Rumah Orangutan Rawa Tripa Tak Juga Dipulihkan

Penulis : Raden Ariyo Wicaksono

Gambut

Jumat, 22 Agustus 2025

Editor : Yosep Suprayogi

BETAHITA.ID - Memperingati Hari Orangutan Sedunia, Yayasan Apel Green Aceh bersama jaringan masyarakat sipil kembali menyoroti krisis lingkungan yang berlangsung di Rawa Tripa, Aceh. Kasus PT Kallista Alam (KA), yang terbukti bersalah atas pembakaran dan perusakan ekosistem gambut, hingga kini masih belum tuntas dieksekusi, meski Mahkamah Agung telah menjatuhkan putusan yang jelas.

Apel Green Aceh telah mengirimkan surat resmi kepada kementerian terkait, menuntut penjelasan terkait kesepakatan perdamaian yang sedang atau telah dilakukan dengan PT Kallista Alam. Kelompok masyarakat sipil Aceh ini menekankan bahwa kasus ini bukan sekadar masalah hukum, melainkan juga persoalan hak publik atas lingkungan hidup yang baik dan sehat.

Direktur Apel Green Aceh, Syukur Todu, mengatakan sudah cukup lama rakyat dan alam menunggu keadilan kasus Kalista Alam. Ia menganggap apabila putusan pengadilan dibahasakan ulang melalui perdamaian yang meringankan korporasi yang sudah perusak, itu sama saja merampas hak masyarakat dan mengkhianati hukum lingkungan di Indonesia.

“Rawa Tripa bukan sekadar lahan gambut. Ia adalah rumah orangutan, habitat satwa dilindungi, dan benteng alami kita menghadapi krisis iklim,” kata Syukur, dalam sebuah keterangan tertulis, 19 Agustus 2025.

Sejumlah masyarakat sipil yang tergabung dalam Koalisi Selamatkan Rawa Tripa membentangkan spanduk di kawasan gabung lindung Rawa Tripa. Foto: Apel Green Aceh.

Apel Green Aceh, lanjut Syukur, meminta Kementerian Kehutanan dan Kementerian Lingkungan Hidup menjelaskan secara terbuka bentuk, substansi, dan dasar hukum kesepakatan perdamaian dengan PT Kallista Alam. Setiap langkah penyelesaian yang menyangkut ekosistem strategis dan hak publik harus dilakukan terbuka, bukan di belakang meja.

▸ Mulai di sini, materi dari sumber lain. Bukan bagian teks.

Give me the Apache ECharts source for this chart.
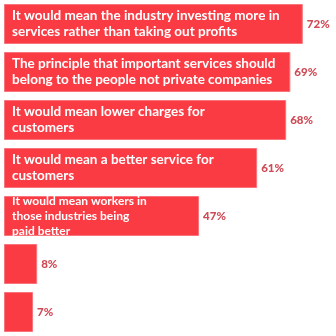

Kemudian soal kepastian hukum dan keadilan lingkungan, Apel Green Aceh menganggap perdamaian yang mengurangi kewajiban pemulihan lingkungan atau ganti rugi akan mencederai rasa keadilan masyarakat, khususnya korban langsung di Rawa Tripa. Hal ini mengancam preseden hukum penting bagi kasus lingkungan lainnya dan menegasikan pesan tegas Mahkamah Agung: pelanggaran lingkungan serius tidak boleh dibiarkan impunitas.

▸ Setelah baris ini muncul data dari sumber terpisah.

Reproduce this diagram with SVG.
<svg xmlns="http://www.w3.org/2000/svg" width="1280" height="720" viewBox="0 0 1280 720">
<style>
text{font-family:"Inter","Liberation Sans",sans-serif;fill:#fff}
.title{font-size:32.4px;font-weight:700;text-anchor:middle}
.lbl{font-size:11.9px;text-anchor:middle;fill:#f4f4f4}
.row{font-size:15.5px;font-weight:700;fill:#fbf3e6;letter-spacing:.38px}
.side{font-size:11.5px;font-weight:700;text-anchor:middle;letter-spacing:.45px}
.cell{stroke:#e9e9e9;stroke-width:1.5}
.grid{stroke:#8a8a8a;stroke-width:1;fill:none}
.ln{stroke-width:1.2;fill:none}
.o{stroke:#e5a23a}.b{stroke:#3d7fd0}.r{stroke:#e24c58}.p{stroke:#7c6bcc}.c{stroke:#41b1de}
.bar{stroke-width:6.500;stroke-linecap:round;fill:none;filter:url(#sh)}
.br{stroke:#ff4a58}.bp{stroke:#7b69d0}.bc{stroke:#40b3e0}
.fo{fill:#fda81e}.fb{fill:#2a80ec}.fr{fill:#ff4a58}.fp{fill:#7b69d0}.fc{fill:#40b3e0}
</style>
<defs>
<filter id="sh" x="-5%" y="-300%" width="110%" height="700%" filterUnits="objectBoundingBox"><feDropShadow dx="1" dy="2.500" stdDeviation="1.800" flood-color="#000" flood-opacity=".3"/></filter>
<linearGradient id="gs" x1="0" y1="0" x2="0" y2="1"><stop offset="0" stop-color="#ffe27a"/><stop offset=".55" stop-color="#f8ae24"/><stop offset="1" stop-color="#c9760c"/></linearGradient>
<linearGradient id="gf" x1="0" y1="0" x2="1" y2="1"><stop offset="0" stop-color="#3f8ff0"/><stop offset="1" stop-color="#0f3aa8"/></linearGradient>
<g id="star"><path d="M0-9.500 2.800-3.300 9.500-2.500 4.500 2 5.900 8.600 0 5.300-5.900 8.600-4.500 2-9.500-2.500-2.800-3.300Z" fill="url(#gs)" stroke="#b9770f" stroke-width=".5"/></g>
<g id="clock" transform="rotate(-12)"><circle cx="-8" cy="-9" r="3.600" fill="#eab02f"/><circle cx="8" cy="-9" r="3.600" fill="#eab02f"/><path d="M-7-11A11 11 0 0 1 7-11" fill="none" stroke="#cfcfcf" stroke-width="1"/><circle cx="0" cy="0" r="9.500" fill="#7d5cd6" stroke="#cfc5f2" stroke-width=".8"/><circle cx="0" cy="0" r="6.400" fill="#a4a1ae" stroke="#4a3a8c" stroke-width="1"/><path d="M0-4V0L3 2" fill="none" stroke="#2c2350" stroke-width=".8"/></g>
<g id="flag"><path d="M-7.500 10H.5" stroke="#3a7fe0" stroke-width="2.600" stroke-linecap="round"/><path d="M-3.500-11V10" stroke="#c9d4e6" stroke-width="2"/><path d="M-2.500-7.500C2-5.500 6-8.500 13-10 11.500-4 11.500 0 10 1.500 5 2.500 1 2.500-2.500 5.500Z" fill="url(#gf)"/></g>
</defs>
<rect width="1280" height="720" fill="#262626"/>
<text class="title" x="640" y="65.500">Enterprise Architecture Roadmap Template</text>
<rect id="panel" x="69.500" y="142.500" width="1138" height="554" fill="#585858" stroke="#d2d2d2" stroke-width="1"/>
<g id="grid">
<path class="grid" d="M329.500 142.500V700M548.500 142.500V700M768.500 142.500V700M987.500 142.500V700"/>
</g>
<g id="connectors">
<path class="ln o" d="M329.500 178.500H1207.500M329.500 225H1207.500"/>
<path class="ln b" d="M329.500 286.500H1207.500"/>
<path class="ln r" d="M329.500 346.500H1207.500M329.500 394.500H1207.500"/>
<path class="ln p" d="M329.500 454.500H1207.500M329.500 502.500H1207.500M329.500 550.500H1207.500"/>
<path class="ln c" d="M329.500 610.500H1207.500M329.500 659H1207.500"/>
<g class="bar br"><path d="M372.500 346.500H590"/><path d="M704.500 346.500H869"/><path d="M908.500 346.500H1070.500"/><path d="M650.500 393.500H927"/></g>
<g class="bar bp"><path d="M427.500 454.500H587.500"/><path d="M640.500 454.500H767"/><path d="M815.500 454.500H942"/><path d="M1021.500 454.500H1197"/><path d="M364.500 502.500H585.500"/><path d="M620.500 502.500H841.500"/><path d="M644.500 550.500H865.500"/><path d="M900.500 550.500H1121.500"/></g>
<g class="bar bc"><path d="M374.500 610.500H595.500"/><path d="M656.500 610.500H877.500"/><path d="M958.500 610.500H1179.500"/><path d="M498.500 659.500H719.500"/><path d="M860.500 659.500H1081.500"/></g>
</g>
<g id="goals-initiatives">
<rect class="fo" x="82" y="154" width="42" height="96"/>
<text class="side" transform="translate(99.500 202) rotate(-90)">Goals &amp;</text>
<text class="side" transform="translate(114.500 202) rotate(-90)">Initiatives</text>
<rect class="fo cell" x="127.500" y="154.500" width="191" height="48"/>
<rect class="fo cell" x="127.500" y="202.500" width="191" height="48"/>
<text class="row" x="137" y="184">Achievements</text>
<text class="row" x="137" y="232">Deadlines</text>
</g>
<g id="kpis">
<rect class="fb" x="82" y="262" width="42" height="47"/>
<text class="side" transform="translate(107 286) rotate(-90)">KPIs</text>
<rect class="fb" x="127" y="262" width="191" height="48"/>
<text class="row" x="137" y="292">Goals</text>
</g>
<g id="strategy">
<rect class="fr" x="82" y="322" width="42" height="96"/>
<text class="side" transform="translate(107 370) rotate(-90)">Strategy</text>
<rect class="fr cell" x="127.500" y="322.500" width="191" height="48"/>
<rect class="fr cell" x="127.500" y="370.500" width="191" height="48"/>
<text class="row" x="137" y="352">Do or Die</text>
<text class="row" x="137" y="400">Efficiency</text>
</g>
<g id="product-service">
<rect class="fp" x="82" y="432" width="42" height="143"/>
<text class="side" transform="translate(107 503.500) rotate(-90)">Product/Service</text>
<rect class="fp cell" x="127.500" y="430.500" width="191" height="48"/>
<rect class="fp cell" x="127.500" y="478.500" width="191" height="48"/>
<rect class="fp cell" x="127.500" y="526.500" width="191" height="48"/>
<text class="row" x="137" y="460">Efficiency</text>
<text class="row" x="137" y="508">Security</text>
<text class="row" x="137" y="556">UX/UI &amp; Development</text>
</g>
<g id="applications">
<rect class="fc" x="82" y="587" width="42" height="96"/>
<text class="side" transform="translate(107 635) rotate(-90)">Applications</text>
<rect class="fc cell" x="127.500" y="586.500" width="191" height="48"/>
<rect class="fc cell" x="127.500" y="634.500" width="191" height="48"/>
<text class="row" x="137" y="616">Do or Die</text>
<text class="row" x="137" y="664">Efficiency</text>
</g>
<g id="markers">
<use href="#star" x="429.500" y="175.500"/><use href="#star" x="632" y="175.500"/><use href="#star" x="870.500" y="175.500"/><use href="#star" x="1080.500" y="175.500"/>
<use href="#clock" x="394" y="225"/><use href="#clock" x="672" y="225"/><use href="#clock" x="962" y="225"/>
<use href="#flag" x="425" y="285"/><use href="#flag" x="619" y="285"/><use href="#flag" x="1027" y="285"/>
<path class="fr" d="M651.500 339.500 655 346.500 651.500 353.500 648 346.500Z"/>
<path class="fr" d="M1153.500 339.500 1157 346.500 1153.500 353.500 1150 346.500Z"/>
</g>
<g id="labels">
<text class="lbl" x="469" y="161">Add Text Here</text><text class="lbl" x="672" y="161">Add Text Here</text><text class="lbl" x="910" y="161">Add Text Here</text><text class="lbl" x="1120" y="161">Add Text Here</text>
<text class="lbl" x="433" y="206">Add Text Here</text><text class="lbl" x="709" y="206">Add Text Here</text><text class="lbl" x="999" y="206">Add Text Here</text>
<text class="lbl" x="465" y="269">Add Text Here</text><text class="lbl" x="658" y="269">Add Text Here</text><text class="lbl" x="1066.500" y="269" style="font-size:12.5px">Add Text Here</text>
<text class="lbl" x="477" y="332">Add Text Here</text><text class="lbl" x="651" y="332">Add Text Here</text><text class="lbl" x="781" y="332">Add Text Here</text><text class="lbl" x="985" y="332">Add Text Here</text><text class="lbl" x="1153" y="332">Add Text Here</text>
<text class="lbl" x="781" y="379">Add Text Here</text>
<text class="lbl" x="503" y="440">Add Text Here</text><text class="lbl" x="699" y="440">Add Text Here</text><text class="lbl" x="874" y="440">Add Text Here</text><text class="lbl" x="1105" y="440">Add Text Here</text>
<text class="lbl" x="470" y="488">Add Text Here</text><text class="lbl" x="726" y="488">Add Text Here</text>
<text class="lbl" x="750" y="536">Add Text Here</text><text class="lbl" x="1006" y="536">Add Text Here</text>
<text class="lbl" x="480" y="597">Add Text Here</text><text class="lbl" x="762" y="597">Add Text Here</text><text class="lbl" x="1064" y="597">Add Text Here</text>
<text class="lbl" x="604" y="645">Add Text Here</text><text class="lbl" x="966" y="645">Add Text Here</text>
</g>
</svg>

“Pemulihan lingkungan harus menjadi prioritas utama, sesuai UU No. 32 Tahun 2009 tentang Perlindungan dan Pengelolaan Lingkungan Hidup, serta UU No. 41 Tahun 1999 tentang Kehutanan. Proses pemulihan harus melibatkan masyarakat sipil, akademisi, dan pemerintah daerah, serta dilakukan secara transparan, terukur, dan akuntabel,” kata Syukur.

Syukur bilang, eksekusi putusan pengadilan bukan opsi, melainkan kewajiban. Setiap langkah perdamaian yang melemahkan kewajiban korporasi perusak hanyalah penyiksaan tambahan terhadap alam dan masyarakat yang terdampak.

Menurut Syukur, keadilan sejati tidak berhenti di atas kertas, ia harus hadir nyata di tengah rakyat dan alam. Pemerintah harus hadir, memastikan Rawa Tripa dipulihkan, bukan dinegosiasikan.

“Kami menuntut Kementerian Lingkungan Hidup dan Kementerian Kehutanan membuka ruang dialog dengan masyarakat sipil dan lokal untuk memastikan pemulihan ekosistem dilakukan benar-benar, bukan setengah hati,” ucapnya.

Syukur menambahkan, momentum Hari Orangutan Sedunia ini harus menjadi alarm bagi publik dan pemerintah. Jika eksekusi PT Kallista Alam terus mangkrak, bukan hanya orangutan dan gambut yang hilang, tapi kepercayaan masyarakat terhadap hukum dan perlindungan lingkungan pun terkikis.